See attached image resulting from "alphafold search ldlr_human".
In Chimera we had an option "List only best-matching chain per PDB entry (default) " which was slightly different, even collapsing more things into one. Say the PDB structure is a homotetramer, then chains A,B,C,D all match and this option would just give one of those in the output hit list (typically D because it was evaluated last).
Attachments (1)
Change History (5)
by , 4 years ago
Attachment: | blast-multiples.png added |
---|
comment:1 by , 4 years ago
comment:2 by , 4 years ago
Resolution: | → fixed |
---|---|
Status: | assigned → closed |
This commit should take care of it. I'm assuming that if it's got the same score and match_id it's the same thing, but there are other attributes we can use to test equality if those two don't give us what we want.
comment:3 by , 4 years ago
Is match_id what is shown in the "Name" column? That is what I was using to judge whether the hit was the same or not. In my image (original attachment) there were several different scores associated with the same name. However, in my test it does work now in that I don't get multiples of the same name. I was kinda surprised I didn't get any LRP1_HUMAN since that was the example with many hits in the image, but maybe that's because we are searching a different version of the alphafold database now, perhaps does not contain LRP1_HUMAN.
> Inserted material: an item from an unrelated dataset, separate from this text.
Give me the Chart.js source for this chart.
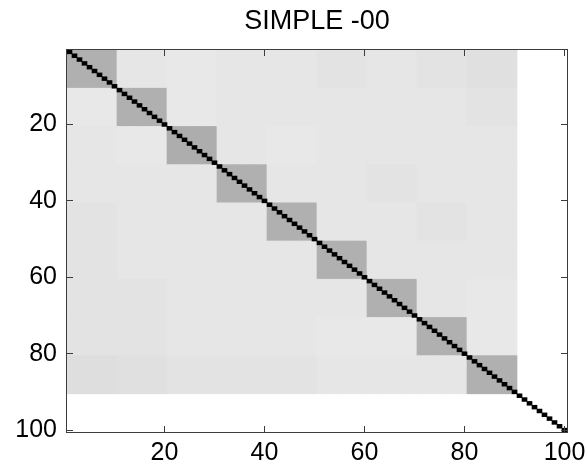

I would still like to put in a feature request for the "List only best-matching chain per PDB entry" option that was in Chimera. Should that be a separate ticket? Currently all hits per PDB entry are given, for example:
open 4hhb
blastprotein #1/A
... gives several hits that are 2 different chains in the same entry, e.g. 1A00_A & 1A00_C and several other pairs.
comment:4 by , 4 years ago
Is match_id what is shown in the "Name" column?
Yes it is. I'm assuming items with the same name and the same score are the same, but I can tweak those two assumptions really easily.
We should open another ticket for just showing the best chain.
Made this an enhancement rather than bug-ticket since it does make sense that blast identifies multiple different segments of the same sequence, and these have different scores. Perhaps up for discussion whether they should be collapsed or not... it's a gray area, and perhaps too much work if there isn't a built-in blast option to do it already. At least in case of PDB-hit multiple identical chains in the same entry with the same scores, it is clear that only listing once makes sense.